Dagegen werden die grossen Verdienste Rumäniens, der Slowakei und Kroatiens im Abwehrkampf gegen den Bolschewismus gefeiert. Ihre territorialen Forderungen, die sich zum Teil eindeutig gegen Ungarn richten, sind in den letzten Wochen auffällig oft unterstrichen worden. Ferner haben auf deutsche Anregung hin Generalstabsbesprechungen zwischen Rumänien und der Slowakei in Pressburg und zwischen Rumänien und Kroatien in Bukarest stattgefunden. Angesichts dieser Einkreisung hat Ungarn in den letzten Tagen seine politischen Beziehungen zu Bulgarien verstärkt, das zur Zeit ebenfalls mit Rumänien auf äusserst gespanntem Fuße steht. In Berlin erklärte ein Sprecher der Wilhelmstrasse ausländischen Korrespondenten, dass von einer Intensivierung der ungarisch-bulgarischen Beziehungen nichts bekannt sei und dass diese auch gar nicht nötig sei, da jedes Land in dem neuen euroäischen Ordnungssystem seinen gebührenden und unangefochtenen Platz erhalten habe.

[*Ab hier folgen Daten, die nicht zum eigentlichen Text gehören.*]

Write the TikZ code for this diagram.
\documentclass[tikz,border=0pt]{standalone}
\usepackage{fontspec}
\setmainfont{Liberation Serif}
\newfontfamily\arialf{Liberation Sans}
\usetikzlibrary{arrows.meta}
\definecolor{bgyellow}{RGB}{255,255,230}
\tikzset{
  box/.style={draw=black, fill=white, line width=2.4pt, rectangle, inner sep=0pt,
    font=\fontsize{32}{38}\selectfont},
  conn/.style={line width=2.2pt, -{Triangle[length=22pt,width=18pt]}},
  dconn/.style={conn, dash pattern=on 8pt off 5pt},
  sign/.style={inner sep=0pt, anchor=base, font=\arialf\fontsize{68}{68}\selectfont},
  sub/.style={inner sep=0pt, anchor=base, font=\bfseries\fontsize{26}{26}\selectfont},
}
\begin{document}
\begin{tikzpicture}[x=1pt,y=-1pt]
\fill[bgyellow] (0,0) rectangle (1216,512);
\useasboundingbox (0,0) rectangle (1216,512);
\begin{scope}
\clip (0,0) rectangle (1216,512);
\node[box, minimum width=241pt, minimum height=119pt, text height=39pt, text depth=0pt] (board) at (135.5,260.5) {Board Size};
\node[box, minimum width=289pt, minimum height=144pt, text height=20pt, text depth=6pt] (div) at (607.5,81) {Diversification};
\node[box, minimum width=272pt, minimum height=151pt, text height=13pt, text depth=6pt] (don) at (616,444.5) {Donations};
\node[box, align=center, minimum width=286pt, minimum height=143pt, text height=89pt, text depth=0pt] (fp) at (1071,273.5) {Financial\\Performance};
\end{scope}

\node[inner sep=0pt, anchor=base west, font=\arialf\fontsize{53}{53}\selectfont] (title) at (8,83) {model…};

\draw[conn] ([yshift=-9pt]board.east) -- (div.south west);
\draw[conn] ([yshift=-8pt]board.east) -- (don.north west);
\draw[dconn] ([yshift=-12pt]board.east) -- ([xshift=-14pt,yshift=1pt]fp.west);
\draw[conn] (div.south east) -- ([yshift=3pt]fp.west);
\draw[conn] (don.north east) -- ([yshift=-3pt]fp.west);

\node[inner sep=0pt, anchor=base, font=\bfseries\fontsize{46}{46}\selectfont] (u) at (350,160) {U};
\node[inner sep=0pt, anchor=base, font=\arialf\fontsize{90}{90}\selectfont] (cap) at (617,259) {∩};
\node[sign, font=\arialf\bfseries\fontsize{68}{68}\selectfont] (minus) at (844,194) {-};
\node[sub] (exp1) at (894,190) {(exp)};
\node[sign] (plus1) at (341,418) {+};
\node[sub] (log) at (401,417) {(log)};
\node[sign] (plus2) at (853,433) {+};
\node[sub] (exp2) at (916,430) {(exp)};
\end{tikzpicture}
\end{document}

Auf Seite zwei ist ein Beitrag in Fettdruck: Das Ghetto in Böhmen

Der Wortlaut der Bekanntmachung über die Verschleppung der Juden des „Protektorats“ nach Theresienstadt ist jetzt bekannt geworden. Er lautet:
„Im Verordnungsblatt des Reichsprotektors vom 28. Februar ist eine Verordnung erschienen, durch die die Zusammenfassung aller Juden des Protektorats in einer einzigen Stadt geregelt wird. Seit einigen Monaten bereits gehen Judentransporte nach dieser Stadt und es ist bisher gelungen, einen gewissen Prozentsatz von Juden von der ortsansässigen arischen Bevölkerung getrennt unterzubringen. Bei weiteren Transporten wäre dies allerdings nicht mehr möglich und so musste man an die Umsiedlung der arischen Bevölkerung schreiten. Wenn es für manchen auch schmerzlich sein mag, sich von seinem gewohnten Aufenthaltsort zu trennen, so muss dieses Opfer im Interesse einer völligen Entjudung gebracht werden. Die Verordnung gewährleistet eine möglichst freie Wahl des künftigen Aufenthaltortes, den Ersatz der sich aus der Umsiedlung etwa ergebenden Schäden und den ordnungsgemässen Verlauf der ganzen Aktion.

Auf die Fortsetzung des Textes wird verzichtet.